Carbon Capture to Reach Carbon Neutral Vehicles: CO2-Derived Platform Molecules for Polyurethane Foams
Led by Dr. Ellen Lee, Ford Motor Company
Ford is working to decarbonize polyurethane foams by creating products from waste CO2. Over the course of this project, which kicked off in late 2022, Ford is creating two polyurethane (PU) foam formulations using polyol synthesized from recycled, captured CO2: a high resiliency foam for car seats and a dampening foam to reduce noise, vibration, and harshness. Since small chemical changes can significantly impact product quality, the project includes development of a machine learning model to optimize both polyol chemical structure and foam formulations while maintaining necessary stability and performance expectations. This model will further inform the maximum amount of CO2 which can be incorporated into foam products and paired with other sustainable feedstocks to accelerate decarbonization efforts.
This project’s technology could offset more than 126 million pounds of the current fossil-fuel- derived polyurethane foams used in the automotive industry and could impact emission reduction research for polyurethane foams used in a variety of other applications from sofas to construction insulation. Current lab-scale results have achieved high polyol conversion rates, supporting the development of a 100% renewable polyol. By the end of the project, Ford aims to produce an economically viable, sustainably sourced commercial foam product.
Read more here about ongoing work in advancing tools to measure, model, and analyze catalysts at the molecular level on timescale relevant to individual reaction steps and one-step electrochemical CO2-to-ethylene conversion.
These are just a few highlights of the exciting work IEDO is supporting to accelerate sustainable carbon sources for fuels and products. The chemicals industry is vast and complex and critically dependent on inputs that need to be sustainable to accomplish bold net-zero emission goals for the clean energy economy.
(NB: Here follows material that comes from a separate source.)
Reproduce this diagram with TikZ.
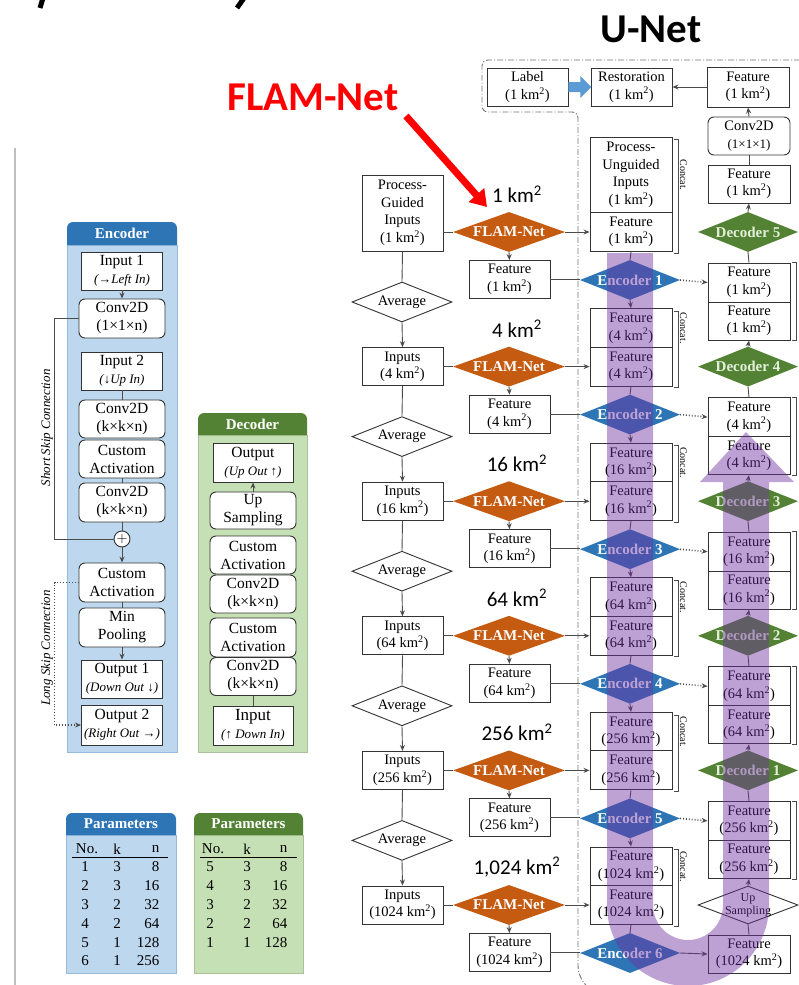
\documentclass[tikz,border=0pt]{standalone}
\usepackage{fontspec}
\setmainfont{Liberation Serif}
\newfontfamily\calib{Carlito}
\usetikzlibrary{shapes.geometric,arrows.meta,calc}
\definecolor{encblue}{HTML}{2E75B6}
\definecolor{enclight}{HTML}{BDD7EE}
\definecolor{decgreen}{HTML}{548235}
\definecolor{declight}{HTML}{C5E0B4}
\definecolor{dectext}{HTML}{E2F0D9}
\definecolor{flamorange}{HTML}{C55A11}
\definecolor{unetpurple}{HTML}{7030A0}
\definecolor{labelblue}{HTML}{5B9BD5}
\newcommand{\kms}{km\textsuperscript{2}}
\tikzset{
  box/.style={draw=black!80, line width=0.9pt, fill=white, minimum width=81pt,
    minimum height=38pt, inner sep=1pt, align=center, font=\fontsize{14.5}{17.5}\selectfont},
  rbox/.style={box, rounded corners=6pt, minimum width=86pt},
  pbox/.style={box, font=\fontsize{15.5}{18}\selectfont},
  prbox/.style={rbox, font=\fontsize{15.5}{18}\selectfont},
  diam/.style={diamond, aspect=2.5, inner sep=0pt, minimum width=100pt,
    minimum height=40pt, align=center, font=\fontsize{15}{17}\selectfont\bfseries},
  flam/.style={diam, fill=flamorange, text=white, minimum width=112pt},
  encd/.style={diam, fill=encblue, text=white},
  decd/.style={diam, fill=decgreen, text=dectext},
  avg/.style={diam, draw=black!80, line width=0.9pt, fill=white, font=\fontsize{14.5}{17}\selectfont},
  area/.style={font=\calib\fontsize{21}{24}\selectfont},
  conn/.style={draw=black!70, line width=0.9pt},
  arr/.style={conn, ->},
  udash/.style={draw=black!55, line width=0.9pt, dash pattern=on 6pt off 2pt on 1pt off 2pt},
  hdr/.style={text=white, font=\fontsize{15}{17}\selectfont\bfseries},
  tab/.style={font=\fontsize{15}{17}\selectfont},
  note/.style={font=\fontsize{13}{15}\selectfont\itshape},
}
\begin{document}
\begin{tikzpicture}[x=1pt,y=-1pt,>={Stealth[length=6pt,width=5pt]}]
\useasboundingbox (0,0) rectangle (798,985);

% cropped caption and page rule
\draw[line width=5pt] (43,-2) -- (40,8);
\draw[line width=5pt] (244,-2) -- (237,8);
\draw[black!25, line width=1.5pt] (15,148) -- (15,985);

% titles
\node[font=\calib\bfseries\fontsize{41}{41}\selectfont, text=red] (flt) at (313,97) {FLAM-Net};
\node[font=\calib\bfseries\fontsize{41}{41}\selectfont] (unt) at (651,29) {U-Net};

% U-Net frame
\draw[udash] (800,60) [rounded corners=6pt] -- (482,60) -- (482,112) -- (578,112)
  [rounded corners=30pt] -- (578,995) -- (800,995);

% ---------------- Encoder panel ----------------
\filldraw[fill=enclight, draw=encblue!50] (67,245) rectangle (177,752);
\fill[encblue] (67,245) [rounded corners=6pt] -- (67,222) -- (177,222) [sharp corners] -- (177,245) -- cycle;
\node[hdr] (ehd) at (122,233.5) {Encoder};
\node[pbox] (ein1) at (122,271) {Input 1\\{\itshape\fontsize{13}{15}\selectfont (→Left In)}};
\node[prbox, minimum height=39pt] (ecv1) at (122,318.5) {Conv2D\\(1×1×n)};
\node[pbox] (ein2) at (122,371) {Input 2\\{\itshape\fontsize{13}{15}\selectfont (↓Up In)}};
\node[prbox] (ecv2) at (122,419) {Conv2D\\(k×k×n)};
\node[prbox] (eca1) at (122,459) {Custom\\Activation};
\node[prbox, minimum height=39pt] (ecv3) at (122,502.5) {Conv2D\\(k×k×n)};
\node[circle, draw=black!80, line width=0.9pt, fill=white, minimum size=16pt, inner sep=0pt] (plus) at (122,539) {\fontsize{15}{15}\selectfont$+$};
\node[prbox, minimum height=39pt] (eca2) at (122,582.5) {Custom\\Activation};
\node[prbox, minimum height=39pt] (emp) at (122,627.5) {Min\\Pooling};
\node[pbox] (eo1) at (122,679) {Output 1\\{\itshape\fontsize{13}{15}\selectfont (Down Out ↓)}};
\node[pbox, minimum height=40pt] (eo2) at (122,725) {Output 2\\{\itshape\fontsize{13}{15}\selectfont (Right Out →)}};
\draw[arr] (ein1) -- (ecv1);
\draw[conn] (ein2) -- (ecv2);
\draw[conn] (eca1) -- (ecv3);
\draw[conn] (ecv3) -- (plus);
\draw[arr] (plus) -- (eca2);
\draw[conn] (eca2) -- (emp);
\draw[arr] (emp) -- (eo1);
\draw[conn, line width=0.7pt] (ecv1.west) -- ++(-24,0) |- (plus.west);
\draw[arr, dotted, line width=1.6pt] (eca2.west) -- ++(-24,0) |- (eo2.west);
\node[note, rotate=90] (ssk) at (47,428) {Short Skip Connection};
\node[note, rotate=90] (lsk) at (47,648) {Long Skip Connection};

% ---------------- Decoder panel ----------------
\filldraw[fill=declight, draw=decgreen!50] (198,435) rectangle (307,752);
\fill[decgreen] (198,435) [rounded corners=6pt] -- (198,413) -- (307,413) [sharp corners] -- (307,435) -- cycle;
\node[hdr] (dhd) at (252.5,424) {Decoder};
\node[pbox, minimum width=80pt, minimum height=39pt] (dout) at (253,462.5) {Output\\{\itshape\fontsize{13}{15}\selectfont (Up Out ↑)}};
\node[prbox, minimum height=37pt] (dup) at (253,510.5) {Up\\Sampling};
\node[prbox] (dca1) at (253,555) {Custom\\Activation};
\node[prbox] (dcv1) at (253,594) {Conv2D\\(k×k×n)};
\node[prbox, minimum height=39pt] (dca2) at (253,637.5) {Custom\\Activation};
\node[prbox] (dcv2) at (253,676.5) {Conv2D\\(k×k×n)};
\node[pbox, minimum width=80pt, minimum height=39pt] (din) at (253,725.5) {{\fontsize{17}{18}\selectfont Input}\\{\itshape\fontsize{13}{15}\selectfont (↑ Down In)}};
\draw[arr] (dup) -- (dout);
\draw[conn] (din) -- (dcv2);

% ---------------- Parameter tables ----------------
\filldraw[fill=enclight, draw=encblue!50] (66,835) rectangle (176,973);
\fill[encblue] (66,835) [rounded corners=6pt] -- (66,813) -- (176,813) [sharp corners] -- (176,835) -- cycle;
\node[hdr] (pehd) at (121,824) {Parameters};
\node[tab] (pa0) at (87,849) {No.};
\node[tab] (pb0) at (117,849) {k};
\node[tab, anchor=east] (pc0) at (163,849) {n};
\draw[line width=0.9pt] (72,857) -- (168,857);
\foreach \a/\k/\n [count=\r] in {1/3/8,2/3/16,3/2/32,4/2/64,5/1/128,6/1/256}{
  \pgfmathsetmacro\ty{867+(\r-1)*18.8}
  \node[tab] (pa\r) at (85,\ty) {\a};
  \node[tab] (pb\r) at (117,\ty) {\k};
  \node[tab, anchor=east] (pc\r) at (163,\ty) {\n};
}
\filldraw[fill=declight, draw=decgreen!50] (194,835) rectangle (303,973);
\fill[decgreen] (194,835) [rounded corners=6pt] -- (194,813) -- (303,813) [sharp corners] -- (303,835) -- cycle;
\node[hdr] (pdhd) at (248.5,824) {Parameters};
\node[tab] (qa0) at (213,849) {No.};
\node[tab] (qb0) at (247,849) {k};
\node[tab, anchor=east] (qc0) at (291,849) {n};
\draw[line width=0.9pt] (200,857) -- (297,857);
\foreach \a/\k/\n [count=\r] in {5/3/8,4/3/16,3/2/32,2/2/64,1/1/128}{
  \pgfmathsetmacro\ty{867+(\r-1)*18.8}
  \node[tab] (qa\r) at (210,\ty) {\a};
  \node[tab] (qb\r) at (247,\ty) {\k};
  \node[tab, anchor=east] (qc\r) at (291,\ty) {\n};
}

% ---------------- U-Net: input side ----------------
\node[box, minimum height=76pt] (in1) at (402.5,213) {Process-\\Guided\\Inputs\\(1~\kms)};
\node[box, minimum width=82pt, minimum height=76pt] (ca1) at (631,175) {Process-\\Unguided\\Inputs\\(1~\kms)};
\foreach \i/\a in {2/4,3/16,4/64,5/256,6/1024}{
  \pgfmathsetmacro\yy{232+(\i-1)*134.6}
  \node[box] (in\i) at (402.5,\yy) {Inputs\\(\a~\kms)};
  \node[box, minimum width=82pt, minimum height=39pt] (ca\i) at (631,\yy-38.5) {Feature\\(\a~\kms)};
}
\foreach \i/\a/\b in {1/1/1,2/4/4,3/16/16,4/64/64,5/256/256,6/1024/{1,024}}{
  \pgfmathsetmacro\yy{232+(\i-1)*134.6}
  \node[area] (ar\i) at (517,\yy-38) {\b~km\textsuperscript{2}};
  \node[flam] (fl\i) at (509,\yy) {FLAM-Net};
  \node[box] (ft\i) at (509.5,\yy+47.5) {Feature\\(\a~\kms)};
  \node[box, minimum width=82pt, minimum height=39pt] (cb\i) at (631,\yy) {Feature\\(\a~\kms)};
  \node[encd] (en\i) at (630,\yy+48) {Encoder \i};
  \draw[conn] (in\i.east |- fl\i.west) -- (fl\i.west);
  \draw[arr] (fl\i.south) -- (ft\i.north);
  \draw[arr] (fl\i.east) -- (cb\i.west);
  \draw[conn] (ft\i.east) -- (ft\i.east -| en\i.west);
  \draw[conn] (cb\i.south) -- (en\i.north);
  \draw[conn, line width=0.7pt] ($(ca\i.north east)+(2,3)$) -- ++(4,0) |- ($(cb\i.south east)+(2,1)$);
  \node[rotate=-90, font=\fontsize{10}{12}\selectfont] (cc\i) at ($(ca\i.east)+(11,0)$) {Concat.};
}

% ---------------- U-Net: decoder side ----------------
\node[box] (lb) at (527.5,87) {Label\\(1~\kms)};
\node[box] (rs) at (631.5,87) {Restoration\\(1~\kms)};
\node[box, minimum width=82pt, minimum height=40pt] (ftop) at (748,87) {Feature\\(1~\kms)};
\node[rbox, minimum width=82pt] (cv) at (749,136) {Conv2D\\{\fontsize{13}{15}\selectfont(1×1×1)}};
\node[box, minimum width=82pt] (f1) at (749,184) {Feature\\(1~\kms)};
\fill[labelblue] ($(lb.east)+(0,-5)$) -- ++(12,0) -- ++(0,-6) -- ++(11,11) -- ++(-11,11) -- ++(0,-6) -- ++(-12,0) -- cycle;
\draw[arr] (ftop.west) -- (rs.east);
\draw[arr] (cv.north) -- (ftop.south);
\draw[conn] (f1.north) -- (cv.south);

\foreach \i/\a in {1/1,2/4,3/16,4/64,5/256}{
  \pgfmathsetmacro\yy{232+(\i-1)*134.6}
  \pgfmathtruncatemacro\d{6-\i}
  \pgfmathtruncatemacro\j{\i+1}
  \node[box, minimum width=82pt, minimum height=39pt] (da\i) at (749,\yy+50.5) {Feature\\(\a~\kms)};
  \node[box, minimum width=82pt] (db\i) at (749,\yy+89) {Feature\\(\a~\kms)};
  \node[decd] (de\i) at (748,\yy) {Decoder \d};
  \node[avg] (av\i) at (402,\yy+70) {Average};
  \draw[conn] (in\i.south) -- (av\i.north);
  \draw[arr] (av\i.south) -- (in\j.north);
  \draw[arr] (en\i.south) -- (ca\j.north);
  \draw[arr, dotted, line width=1.6pt] (en\i.east) -- (da\i.west);
  \draw[conn] (da\i.north) -- (de\i.south);
  \draw[conn, line width=0.7pt] ($(da\i.north east)+(2,0)$) -- ++(4,0) |- ($(db\i.south east)+(2,0)$);
  \node[rotate=-90, font=\fontsize{10}{12}\selectfont] (dc\i) at ($(da\i.east)+(14,0)$) {Concat.};
}
\foreach \i in {2,...,5}{
  \pgfmathtruncatemacro\k{\i-1}
  \draw[arr] (de\i.north) -- (db\k.south);
}
\draw[arr] (de1.north) -- (f1.south);

\node[diam, draw=black!80, line width=0.9pt, fill=white, minimum height=38pt] (up) at (748,905) {};
\node[font=\fontsize{12}{13}\selectfont, align=center] (upt) at (up) {Up\\Sampling};
\node[box, minimum width=82pt] (fb) at (749,954) {Feature\\(1024~\kms)};
\draw[arr] (en6.east) -- (fb.west);
\draw[conn] (fb.north) -- (up.south);
\draw[arr] (up.north) -- (db5.south);

% pointer to the first FLAM-Net
\coordinate (fltip) at (487,207);
\draw[red, line width=7pt, -{Triangle[length=16pt,width=20pt]}] ($(flt.south east)+(4,2)$) -- (fltip);

% U-shaped flow band
\fill[unetpurple, fill opacity=0.45] (607,253) -- (607,905) arc (180:0:81) -- (769,482)
  -- (794,482) -- (746,432) -- (700,482) -- (723,482) -- (723,905) arc (0:180:35) -- (653,253) -- cycle;
\end{tikzpicture}
\end{document}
IEDO will continue to drive progress in overcoming the challenges associated with the sourcing and conversion of chemical inputs that are needed to steer the chemical industry closer to economy-wide carbon neutrality. IEDO will also prioritize the innovation and development of processes to help in transforming sustainable feedstocks and scaling up technologies for commercialization.
The Industrial Efficiency and Decarbonization Office (IEDO) supports innovation in technologies and the adoption of practices to enable the industrial sector to cost-effectively reduce greenhouse gas emissions. Learn more about IEDO here.
 In 2020, the U.S. industrial sector emitted about 1,360 million metric tons of energy-related CO2. Within that, bulk chemicals accounted for 274 million MTCO2 and Refining accounted for 235 million MTCO2.